In “For the Girls”, Kiyoko addresses the patriarchy through satire. In the song’s chorus, Kiyoko proclaims, “Summer’s for the girls / The girls that like girls / The girls that like boys.” This phrase echoes “Saturdays are for the boys”, a phrase popularized by the sports news platform Barstool, which encourages men to eschew obligations and find pride in associating with their bro pack. This phrase has gained traction in America because it encourages men to set aside time for social groups that maintain traditional hierarchies, in an age when men are constantly being challenged. However, by saying that summer is “for the girls,” Kiyoko parodies this trend, implying that other social groups are also worthy of a special designation. 

In the self-directed music video for this song, Kiyoko stars in a queer, all-female version of The Bachelor, which echoes the song by showing that women don’t need to compete for a man’s attention to be an object of desire. Kiyoko’s girlfriend Becca Tilley, a former contestant on The Bachelor, makes a cameo in this video, proving that as a couple, both Kiyoko and Tilley can provide their own take on the heteronormative institutions that initially gave them a platform. By rebelling against these institutions through their careers, the stars embark on a new reality show, in which the narrative of their careers becomes a performance in and of itself.

Disney has become adept at benefitting from these narratives. By initially casting stars as teenage rebels who only rebel within the context of Disney’s wholesome parameters, Disney creates an expectation that these stars will one day unleash their promiscuity on the world. (Which they often do.) Even when stars rebel against their former employer, that employer always remains part of the conversation. Disney isn’t just the beginning of the careers of Kiyoko, Miley Cyrus, and others, but the cultural reference point that makes their evolving personas interesting. To move on from Disney is to move on from the foil character that makes your own personality shine. Of course, it doesn’t help that reviewers never fail to mention it. 

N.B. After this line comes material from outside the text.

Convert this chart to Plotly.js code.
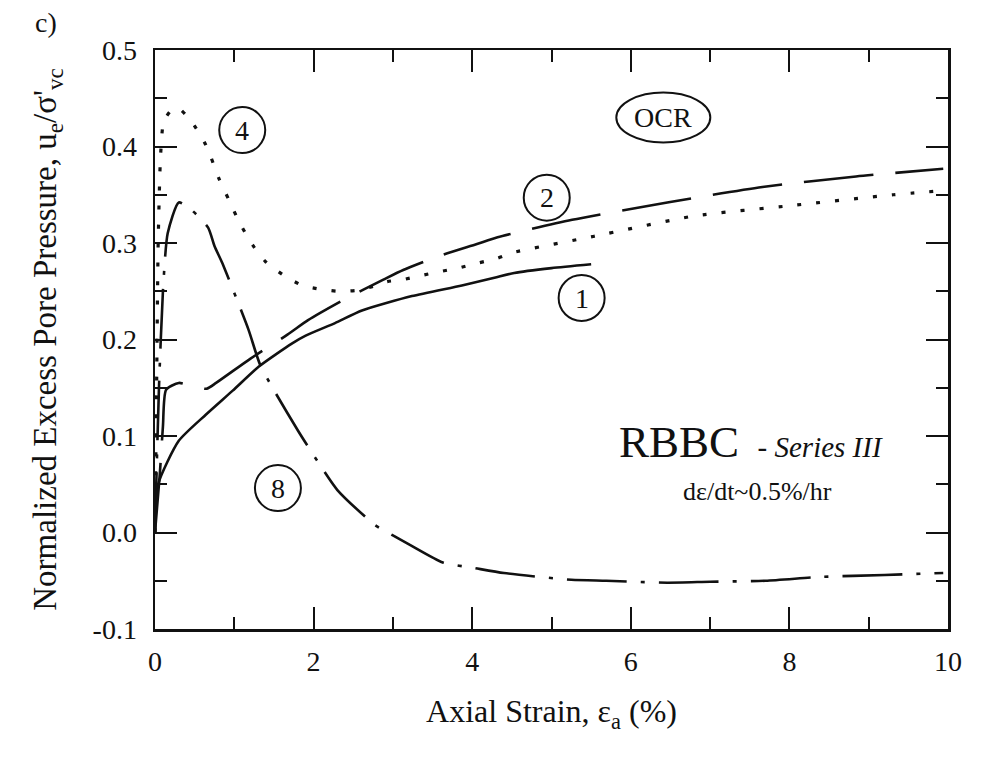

Panorama‘s “Chance” reminds listeners that reaching the summit doesn’t mean hardship will go away forever. Kiyoko confesses, “I was a no / Never maybe / I knew she’d never take a chance on me.” By the end of the song, this refrain turns into, “I never let her take a chance on me.” Sung with strong accentuation on certain melodic phrases to highlight the catchiness of the chorus, this song reassures listeners that in spite of the headstrong attitude that comes with breaking boundaries, self-doubt and inhibitions can linger. Life isn’t about making them go away; it’s about dealing with them. Kiyoko used the space she cleared for queer love songs in pop culture as a vessel to express her own humanity, reminding listeners that the most important part of a panoramic view is looking inward.